My take is this: we can write $T = \{S_i: i \in I\}$ for fome index $I$. Now, every $T_i$ is a colection of sets itself, so we can write, for every $i \in I$, $T_i = \{C_{i,j}: j \in J_i\}$, for some index $J_i$. So in my head $S = \{N: N = \bigcap_{i \in I} (\bigcup_{j \in J_i} C_{i,j})\}$. Is this correct, or there is something to change? Thank you.
This answer assumes that $T$ is already defined as $T = \left\{T_{i} \mid i \in I\right\}$ for some index set $I$.

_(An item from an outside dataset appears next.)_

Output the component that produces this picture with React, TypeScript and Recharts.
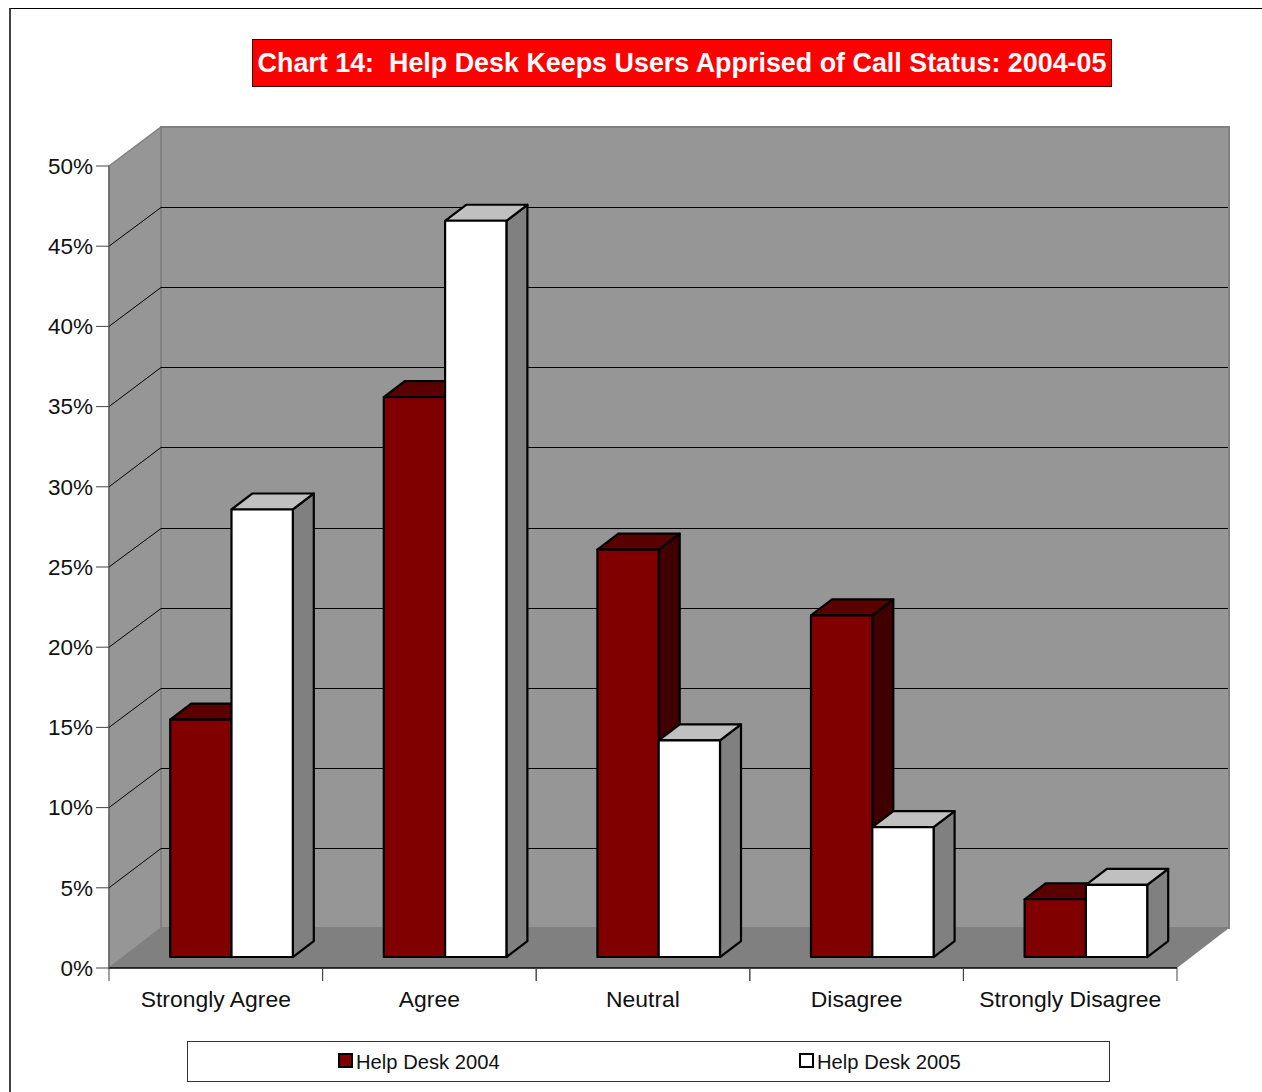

Take some $B \in S$. By definition of $S$, we have
$$B = \bigcap_{i \in I} B_{i}$$
for some collection of sets $\left\{B_{i} \mid i \in I\right\}$ such that for each $i \in I$, we have $B_{i} \in T_{i}$. Hence, we can define $S$ simply as
$$S = \left\{\bigcap_{i \in I} B_{i} \mid B_{i} \in T_{i}\right\}$$
Update
Assume that we must continue from the definitions already provided by the OP.
Take some $N \in S$. By definition of $S$, we have
$$N = \bigcap_{i \in I} C_{i, j}$$
for some collection of sets $\left\{C_{i,j} \mid i \in I\right\}$ such that for each $i \in I$, we have $j \in J_{i}$. Hence, $S$ is simply defined as
$$S = \left\{\bigcap_{\substack{i \in I \\ j \in J_{i}}} C_{i, j}\right\}$$
without any further characterization in the definition.